Dramatic within my own head, I normally project misery and an unfulfilled hollow sense that those who work in offices like this and factories, etc, cannot truly be happy and have therefore ultimately settled on the mortal level. When I worked at the factory it was a much more pervasive feeling because the factory sucks the life directly from your veins. It was living for the weekend to the extreme; especially if you were unlucky enough to be on the afternoon shift (I will maintain that the night shift is not as bad as the afternoon). What you do at a factory, and at a lot of office jobs, you don’t actually care about, it doesn’t actually make a worthwhile positive impact on the world. They’re just means to an end, a way to pay the bills and keep living for the weekend.
The thing that kills me, thinking about the factory, was that full time people have to do this EVERY day ad infinitum (until you retire) with minimal vacation.
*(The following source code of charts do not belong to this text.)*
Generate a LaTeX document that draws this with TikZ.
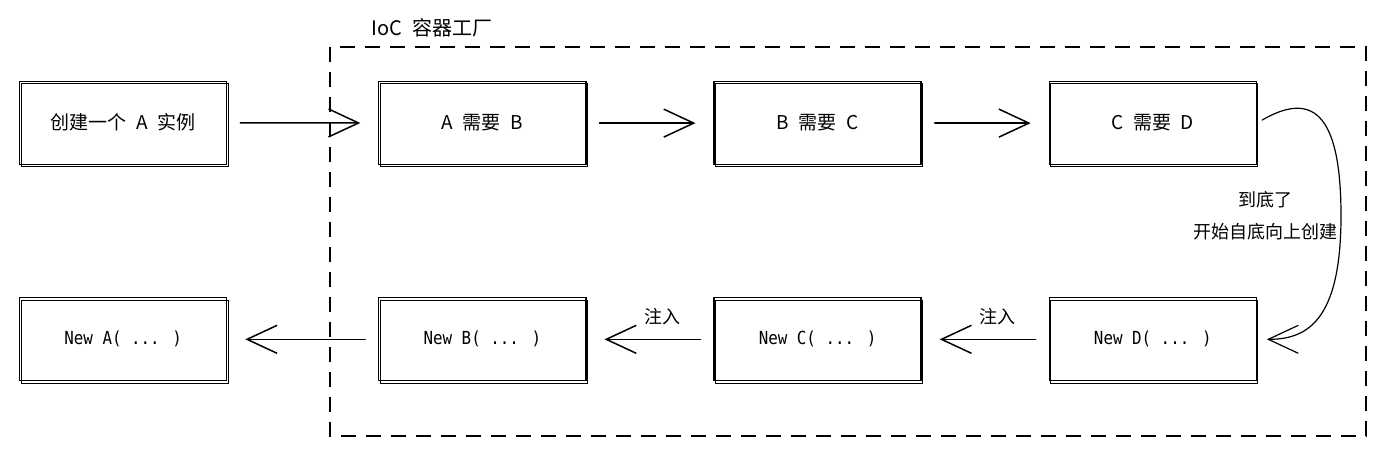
\documentclass[tikz,border=0pt]{standalone}
\usepackage{fontspec}
\setmainfont{Noto Sans CJK SC}
\newfontfamily\codefont[FakeStretch=0.88]{DejaVu Sans Mono}
\usetikzlibrary{arrows.meta,chains,matrix,positioning,scopes}
\tikzset{>={Straight Barb[length=30pt,width=28pt]},
	every join/.style={->,flowline,shorten <=13pt,shorten >=18pt}}
\tikzstyle{flowline}=[line width=1.5pt,line cap=round,line join=round]
\tikzstyle{labeled}=[font=\fontsize{18}{22}\selectfont,inner sep=2pt]
\tikzset{sketchbox/.style={draw,line width=1.2pt,minimum width=207pt,
		minimum height=83pt,inner sep=0pt,
		postaction={draw,line width=0.6pt,transform canvas={shift={(1.5pt,-2pt)}}}},
	inject/.style={edge node={node[labeled,above=12pt,xshift=12pt] {注入}}},
	frame/.style={line width=1.5pt,dash pattern=on 15pt off 10pt}}

\begin{document}
\begin{tikzpicture}[x=1pt,y=-1pt]
	\useasboundingbox (0,0) rectangle (1398,472);
	\matrix (m) at (638,231) [matrix of nodes, row sep=132pt, column sep=127pt,
		nodes={sketchbox},
		row 1/.style={nodes={font=\fontsize{19}{23}\selectfont}},
		row 2/.style={nodes={font=\codefont\fontsize{18}{22}\selectfont}}]
	{
		创建一个\enspace A\enspace 实例 &[24pt] A\enspace 需要\enspace B & B\enspace 需要\enspace C & C\enspace 需要\enspace D \\
		New A( ... ) & New B( ... ) & New C( ... ) & New D( ... ) \\
	};
	{ [start chain]
		\chainin (m-1-1);
		\chainin (m-1-2) [join];
		\chainin (m-1-3) [join];
		\chainin (m-1-4) [join];
	}
	{ [start chain]
		\chainin (m-2-4);
		\chainin (m-2-3) [join=by inject];
		\chainin (m-2-2) [join=by inject];
		\chainin (m-2-1) [join];
	}
	% turning back down the chain
	\coordinate (turn) at (1341,216);
	\draw[flowline,->,line width=1.2pt,shorten <=6pt,shorten >=10pt] (m-1-4.east)
		.. controls +(60,-35) and +(0,-95) .. (turn)
		.. controls +(0,105) and +(50,0) .. (m-2-4.east);
	\node[labeled,font=\fontsize{18}{32}\selectfont,left=1pt of turn,align=center] (note)
		{到底了\\开始自底向上创建};
	% container
	\draw[frame] (330,47) rectangle (1366,436);
	\node[font=\fontsize{20}{24}\selectfont] (title) at (432,28) {IoC\enspace 容器工厂};
\end{tikzpicture}
\end{document}
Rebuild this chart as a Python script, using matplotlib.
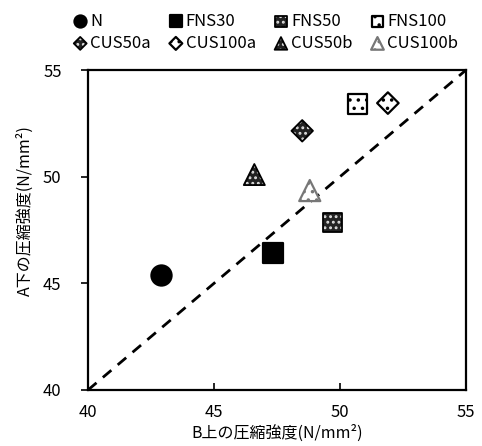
import numpy as np
import matplotlib
matplotlib.use("Agg")
import matplotlib.pyplot as plt

plt.rcParams['font.family'] = ['Noto Sans CJK JP', 'DejaVu Sans']
plt.rcParams['hatch.linewidth'] = 1.3

# data
names = ["N", "FNS30", "FNS50", "FNS100", "CUS50a", "CUS100a", "CUS50b", "CUS100b"]
b_strength = [42.9, 47.35, 49.7, 50.7, 48.5, 51.9, 46.6, 48.8]
a_strength = [45.4, 46.4, 47.85, 53.4, 52.15, 53.45, 50.1, 49.35]

# marker, face, edge (hatch colour), hatch, outline colour
styles = {
    "N":       ("o", "black", "black", None, None),
    "FNS30":   ("s", "black", "black", None, None),
    "FNS50":   ("s", "#222222", "#dddddd", "...", "black"),
    "FNS100":  ("s", "white", "black", "..", None),
    "CUS50a":  ("D", "#222222", "#dddddd", "...", "black"),
    "CUS100a": ("D", "white", "black", "..", None),
    "CUS50b":  ("^", "#222222", "#dddddd", "...", "black"),
    "CUS100b": ("^", "white", "#777777", "..", None),
}
sizes = {"o": 210, "s": 200, "D": 120, "^": 230}

fig = plt.figure(figsize=(4.82, 4.46), dpi=100)
ax = fig.add_axes([0.1826, 0.1256, 0.7842, 0.7174])

handles = {}
for name, x, y in zip(names, b_strength, a_strength):
    mk, fc, ec, hatch, outline = styles[name]
    s = sizes[mk]
    lw = 0 if outline else 1.6
    h = ax.scatter([x], [y], marker=mk, s=s, facecolor=fc, edgecolor=ec,
                   linewidth=lw, hatch=hatch, zorder=3)
    if outline:
        h2 = ax.scatter([x], [y], marker=mk, s=s, facecolor="none",
                        edgecolor=outline, linewidth=1.3, zorder=4)
        h = (h, h2)
    handles[name] = h

ax.plot([40, 55], [40, 55], color="black", linestyle=(0, (4, 3)), linewidth=2, zorder=2)

ax.set_xlim(40, 55)
ax.set_ylim(40, 55)
ax.set_xticks([40, 45, 50, 55])
ax.set_yticks([40, 45, 50, 55])
ax.tick_params(axis="x", direction="in", length=5, width=1.2, labelsize=12, pad=10)
ax.tick_params(axis="y", direction="out", length=5, width=1.2, labelsize=12, pad=14)
for sp in ax.spines.values():
    sp.set_linewidth(1.6)

ax.set_xlabel("B上の圧縮強度(N/mm²)", fontsize=11.5, va="center")
ax.xaxis.set_label_coords(0.5, -0.135)
ax.set_ylabel("A下の圧縮強度(N/mm²)", fontsize=11.5, va="center")
ax.yaxis.set_label_coords(-0.165, 0.56)

order = ["N", "CUS50a", "FNS30", "CUS100a", "FNS50", "CUS50b", "FNS100", "CUS100b"]
fig.legend([handles[n] for n in order], order, ncol=4, frameon=False,
           loc="upper left", bbox_to_anchor=(0.118, 1.005), fontsize=12,
           markerscale=0.6, handletextpad=0.1, columnspacing=1.0,
           handlelength=1.0, labelspacing=0.3)

fig.savefig("out.png", dpi=100)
You only get to not come for two weeks out of the year (and don’t think people get extra for Christmas) and so there’s no real break from the monotony and noise of oily machinery (or tappy keyboards and stupid little phones). That’s why I like school; school comes in 4 month increments. For 4 months my life I focus on this set of 5 courses then I get Christmas. For another 4 months its another 5 courses, then it’s the summer. For 4 months I do whatever I do, work, go to India, what now. I like that; I need change that’s not unforeseeable.
I see people doing these jobs, and its definitely not what they wanted to be when they grew up, and I feel very sad and hopeless for them. However, I never see them at home with their families or hobbies or anything, but work takes up so much of your life. I find that more of your life is eaten by the earlier you have to be at work. Sure you get home earlier, but going to bed at 10 pm? Are you kidding? That’s when its all just getting started! I don’t want people to be disappointed in their lives, but who could stop anyone from settling, if that’s what they decide they need to do.
I’m just a dreamer with wild ambitions whose foolish enough to work towards those ambitions. I’m very against settling, its just not worth it.